We see the boys pointing and yelling. Then we see an obvious alligator puppet moving
down the river unaware apparently, of the camera directly behind him. There’s a
close up of a boy screaming. Then the film stock jumps to a person, who is
noticeably not the same boy, being mauled by a rubber alligator head in a
crystal clear pool. You can see the alligator’s teeth bend on the man’s arm as
he struggles. There’s a shot of a rubber hand floating in the river, then back
to the pool where the rubber alligator chomps on a fake human head. And it ends
with the smug narrator informing us that 70% of the tribe’s youth did not
survive the rite of passage. Which in my book means that they would’ve been
long extinct. Everyone loved it for its obvious falseness.
But the one
which caused the most cheers was the (not-faked) scene of llama fucking.
Apparently a group of villagers in the Andes Mountains have a yearly fertility
ritual where they take turns simulating sodomizing a llama. It is shown… well not in
pornographic detail, but enough so that there is no mistake what is happening.
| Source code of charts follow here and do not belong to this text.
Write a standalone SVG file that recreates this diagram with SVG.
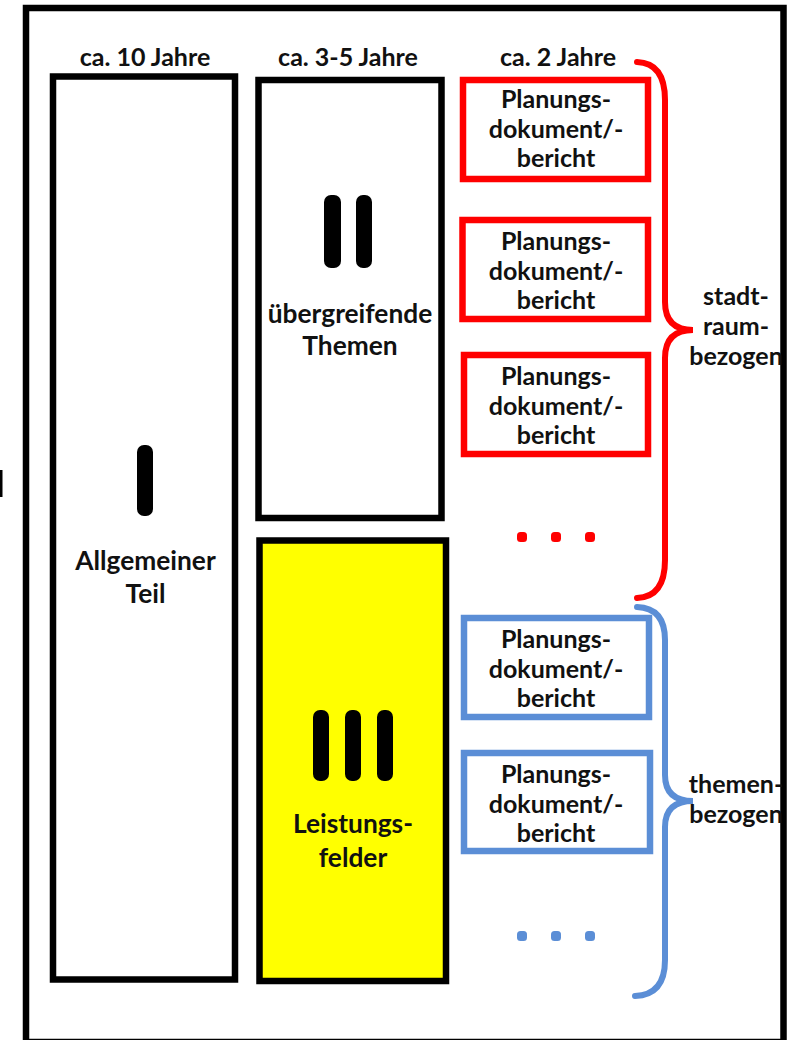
<svg xmlns="http://www.w3.org/2000/svg" width="791" height="1040" viewBox="0 0 791 1040">
<style>
text{font-family:Lato,"Open Sans","Liberation Sans",sans-serif;font-weight:700;font-size:25px;fill:#111;text-anchor:middle}
.big{font-size:26.3px}
.blk{fill:none;stroke:#000;stroke-width:6.5}
.red{fill:#fff;stroke:#ff0000;stroke-width:6.5}
.blue{fill:#fff;stroke:#5b8ed6;stroke-width:6.5}
.bar{fill:#000}
.brR{fill:none;stroke:#ff0000;stroke-width:6;stroke-linecap:round}
.brB{fill:none;stroke:#5b8ed6;stroke-width:6;stroke-linecap:round}
</style>
<rect width="791" height="1040" fill="#fff"/>
<rect x="0" y="470" width="2.5" height="27" fill="#000"/>
<g id="frame"><rect class="blk" x="26" y="8" width="757.5" height="1034"/></g>
<g id="headers">
<text x="145" y="66">ca. 10 Jahre</text>
<text x="348" y="66">ca. 3-5 Jahre</text>
<text x="558" y="66">ca. 2 Jahre</text>
</g>
<g id="teil1">
<rect class="blk" x="53" y="76.5" width="182" height="903"/>
<rect class="bar" x="137" y="445" width="16" height="71" rx="7"/>
<text class="big" x="145.5" y="570">Allgemeiner</text>
<text class="big" x="145.5" y="603">Teil</text>
</g>
<g id="teil2">
<rect class="blk" x="258.5" y="80" width="183" height="438"/>
<rect class="bar" x="324" y="195" width="17" height="73" rx="7"/>
<rect class="bar" x="356" y="195" width="16" height="73" rx="7"/>
<text class="big" x="350" y="323">übergreifende</text>
<text class="big" x="350" y="355">Themen</text>
</g>
<g id="teil3">
<rect class="blk" x="259.5" y="540.5" width="186.5" height="440.5" style="fill:#ffff00"/>
<rect class="bar" x="313" y="710" width="16" height="71" rx="7"/>
<rect class="bar" x="345" y="710" width="16" height="71" rx="7"/>
<rect class="bar" x="377" y="710" width="16" height="71" rx="7"/>
<text class="big" x="353" y="833">Leistungs-</text>
<text class="big" x="353" y="867">felder</text>
</g>
<g id="doc1">
<rect class="red" x="463" y="80" width="185" height="99"/>
<text x="556" y="108">Planungs-</text><text x="556" y="138">dokument/-</text><text x="556" y="167">bericht</text>
</g>
<g id="doc2">
<rect class="red" x="462.5" y="220" width="185.5" height="99"/>
<text x="556" y="250">Planungs-</text><text x="556" y="280">dokument/-</text><text x="556" y="309">bericht</text>
</g>
<g id="doc3">
<rect class="red" x="464" y="355" width="184" height="99"/>
<text x="556" y="385">Planungs-</text><text x="556" y="415">dokument/-</text><text x="556" y="444">bericht</text>
</g>
<g id="dotsR" fill="#ff0000">
<rect x="517" y="532" width="10" height="10" rx="3.5"/>
<rect x="551" y="532" width="10" height="10" rx="3.5"/>
<rect x="585" y="532" width="10" height="10" rx="3.5"/>
</g>
<g id="doc4">
<rect class="blue" x="464" y="618" width="185" height="99"/>
<text x="556" y="648">Planungs-</text><text x="556" y="678">dokument/-</text><text x="556" y="707">bericht</text>
</g>
<g id="doc5">
<rect class="blue" x="464" y="753" width="186" height="98"/>
<text x="556" y="783">Planungs-</text><text x="556" y="813">dokument/-</text><text x="556" y="842">bericht</text>
</g>
<g id="dotsB" fill="#5b8ed6">
<rect x="517" y="931" width="10" height="10" rx="3.5"/>
<rect x="551" y="931" width="10" height="10" rx="3.5"/>
<rect x="585" y="931" width="10" height="10" rx="3.5"/>
</g>
<g id="connectors">
<path class="brR" d="M637,62 Q665,63 665,100 L665,302 Q665,330 693,330 Q665,330 665,358 L665,560 Q665,597 637,598"/>
<path class="brB" d="M637,607 Q665,608 665,640 L665,775 Q665,801 693,801 Q665,801 665,827 L665,960 Q665,995 635,996"/>
</g>
<g id="labelR">
<text x="736" y="305">stadt-</text>
<text x="736" y="335">raum-</text>
<text x="736" y="365">bezogen</text>
</g>
<g id="labelB">
<text x="736" y="793">themen-</text>
<text x="736" y="823">bezogen</text>
</g>
</svg>
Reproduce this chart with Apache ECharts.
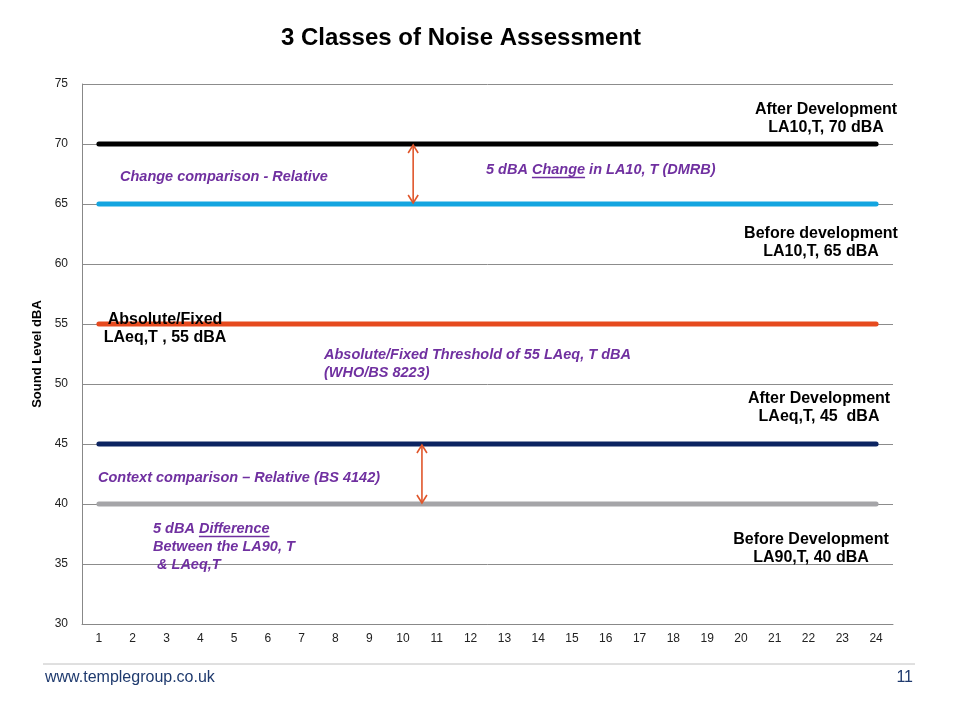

This is how the film ends with a view of some villager’s buttocks rhythmically
thrusting back and forth into the camera lens. All the while the narrator
describes the act as a perfect symbiotic relationship of man and nature, and
how the men were showing respect to the earth goddess.
And as the
ass cheeks fade away, the narrator says, “This may seem odd to us, but what if
these men came to our culture with our wars, and our crime, and our pollution? Who
would then be considered the brute? And who the savage?”
This rebuke
of our culture is rather ironic, as not twenty minutes before, when showing
some Incan pottery depicting homosexual acts, the narrator condemns the Incan
civilization as a barbarous, brutal culture, which died out because they had
degenerated to such foul practices.
So according
to Brutes and Savages bestiality is a
noble tradition, but homosexuality… that’s just pure evil. Needless to say the
llama immediately became the show’s mascot.